Le souvenir des Google Glass
Ces lentilles connectées pourront aussi être utiles aux entreprises et au grand public. Elles devraient être prêtes dans deux ans pour les personnes malvoyantes. Les autres devront attendre encore un peu. « Les lentilles, c’est encore plus compliqué que les lunettes connectées, explique Grégory Maubon, consultant indépendant en réalité augmentée. Il faut miniaturiser, résoudre le problème qui est aujourd’hui quasiment insoluble de la batterie, mais aussi trouver la bonne énergie pour ça, la stocker et la produire. Étant donné que c’est extrêmement compliqué, c’est plus facile de restreindre le périmètre d’usage et de d’abord cibler les personnes qui ont un besoin spécifique et qui pourront trouver un bénéfice clair : améliorer la vision. ». Mais le monde sera-t-il prêt à se mettre des lentilles connectées sur les yeux à ce moment-là ?

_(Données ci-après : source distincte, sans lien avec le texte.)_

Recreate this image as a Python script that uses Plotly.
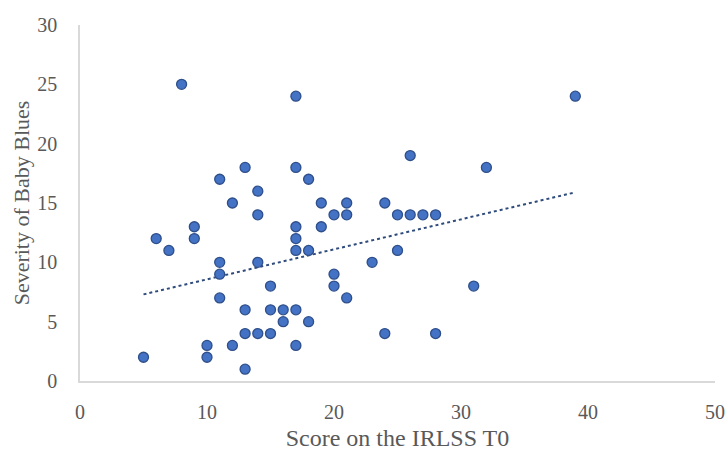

Les entreprises technologiques sont, depuis plusieurs années déjà, nombreuses à vouloir remplacer le smartphone par des lunettes ou des lentilles connectées. « L’objectif de passer du smartphone aux lunettes connectées, c’est de libérer les mains et de ne pas voir le monde à travers la petite fenêtre du smartphone », explique Grégory Maubon. Cependant, les premières tentatives n’ont pas marché. Les actionnaires de Google se rappellent encore l’échec cuisant de ses Google Glass dans les années 2010. Fonctionnant avec un smartphone, elles permettent d’utiliser des applications qui y sont installées, notamment les services du géant comme Maps ou Agenda. Il est également possible de recevoir des notifications pour les SMS et les mails, de prendre des photos ou de filmer avec la caméra intégrée. Les Google Glass se sont cependant révélées peu pratiques, notamment à cause d’applications trop peu nombreuses, mais aussi inquiétantes par rapport à la vie privée. La caméra pouvait en effet être déclenchée discrètement avec une commande vocale ou même un simple clignement de l’œil. Par ailleurs, avec un prix de 1 500 dollars, elles n’étaient pas accessibles à tous et le design était plutôt laid.
Remplacer le smartphone
Les Google Glass, initialement destinées au grand public, sont aujourd’hui conçues pour les entreprises. Et il y a une raison à cela d’après Grégory Maubon : « Aujourd’hui, chez le grand public, la réalité augmentée s’utilise à 99,9 % avec des téléphones et des tablettes. Or, les tablettes ne sont pas très pratiques et l’écran est petit avec les portables. La réalité augmentée a pour vocation de mettre à disposition des informations plutôt visuelles, mais dans un contexte de réalité. » Un peu comme si on voyait à travers une petite fenêtre en utilisant un téléphone. Aujourd’hui les entreprises comme Google ou Microsoft veulent rendre la réalité augmentée plus naturelle avec un outil que l’on peut oublier. Cela sera encore plus simple avec des lentilles, mais il est possible que cela gêne les personnes en face de vous de ne pas savoir ce que vous regardez.
Actuellement, le monde n’est pas prêt pour cette technologie comme l’explique le conseiller indépendant en réalité augmentée. « Vous mettez quelqu’un dans la rue avec des lunettes de réalité augmentée, il est encore vu comme un extraterrestre, donc vous imaginez avec des lentilles… En revanche, l’acceptation pourrait aller très très vite si le bénéfice est très clairement expliqué ». Il est, autrement dit, nécessaire d’expliquer aux personnes qui ne souffrent pas de déficiences visuelles, ce qu’ils pourraient tirer des lentilles connectées. Bien que ces dernières ne soient pas encore sur le marché, la communication se transforme, nous verrons dans deux ans si elles permettent d’améliorer la vision des personnes malvoyantes et, plus tard, de remplacer les smartphones.